- Theatrical release poster
- Directed by: Susan Glatzer
- Produced by: Susan Glatzer
- Starring: Dawn Hampton Frankie Manning Norma Miller
- Cinematography: John MacDonald
- Edited by: Heidi Zimmerman Nick Andert
- Music by: Steven Argila
- Production companies: Swing Pictures Blumhouse Productions
- Distributed by: Magnolia Pictures
- Release dates: March 14, 2016 (South by Southwest); April 7, 2017 (Internet);
- Running time: 85 minutes
- Country: United States
- Language: English
- Box office: $68,485

= Alive and Kicking (2016 film) =

Alive and Kicking is a 2016 American documentary film about swing dancing, its origins in Harlem, and its rebirth starting in the 1990s. It is directed/produced by Susan Glatzer. The film premiered at the 2016 SXSW Film Festival and was subsequently acquired by Magnolia Pictures. The executive producers were Jason Blum and Robert Rippberger.

==Reception==
On review aggregator website Rotten Tomatoes, the film has an approval rating of 100 percent based on 11 critics, with an average rating of 7.50 out of 10.
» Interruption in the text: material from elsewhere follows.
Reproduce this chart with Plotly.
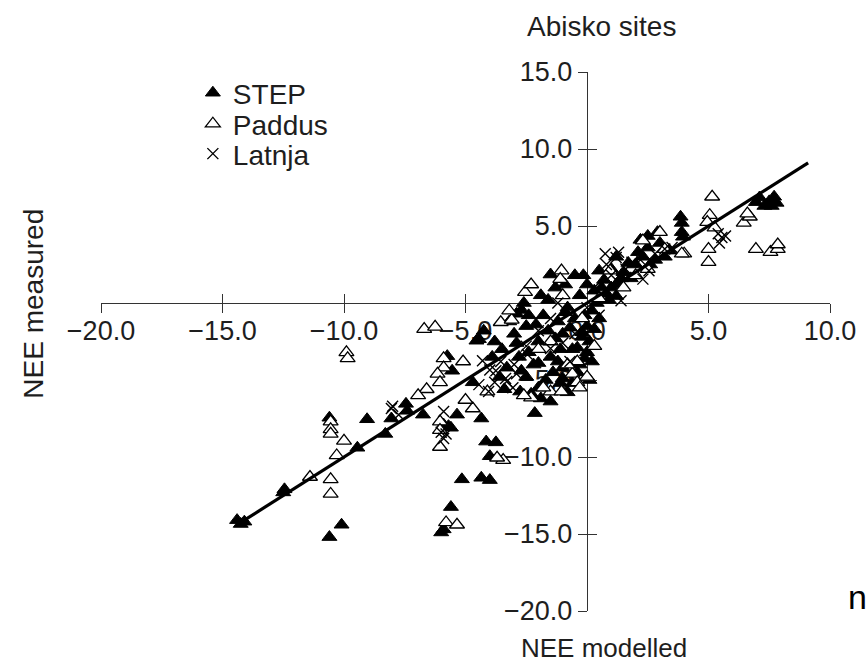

Offering likeable characters and some killer footage of couples throwing each other around at high speed without mussing their hair, the documentary will please at fests and on TV while likely nudging more than a few sedentary viewers to go find dancing shoes of their own.
— The Hollywood Reporter

Both Sheri Linden of the Los Angeles Times and Christopher Kompanek of The Washington Post have praised writing and directing by Susan Glatzer.

Serena Donadoni of The Village Voice stated that "Although it's been used repeatedly as a movie title, Alive and Kicking perfectly captures the joyous enthusiasm of Susan Glatzer's debut documentary, which presents swing dance as a vibrant, living art form".

According to Moira MacDonald of the Seattle Times "Though it adheres to documentary convention by picking out a few competitive swing dancers and following them throughout the film, "Alive and Kicking" keeps dancing off into other areas, and we just hold its hand and follow".

While attending its premiere at the SXSW, Wayne Alan Brenner of The Austin Chronicle wrote "The music, the interviews, the interleavening of stock footage, the way the various modern narratives and backgrounding histories are fitted together: All of this works toward a successful expression of what means a thing because it does have that swing".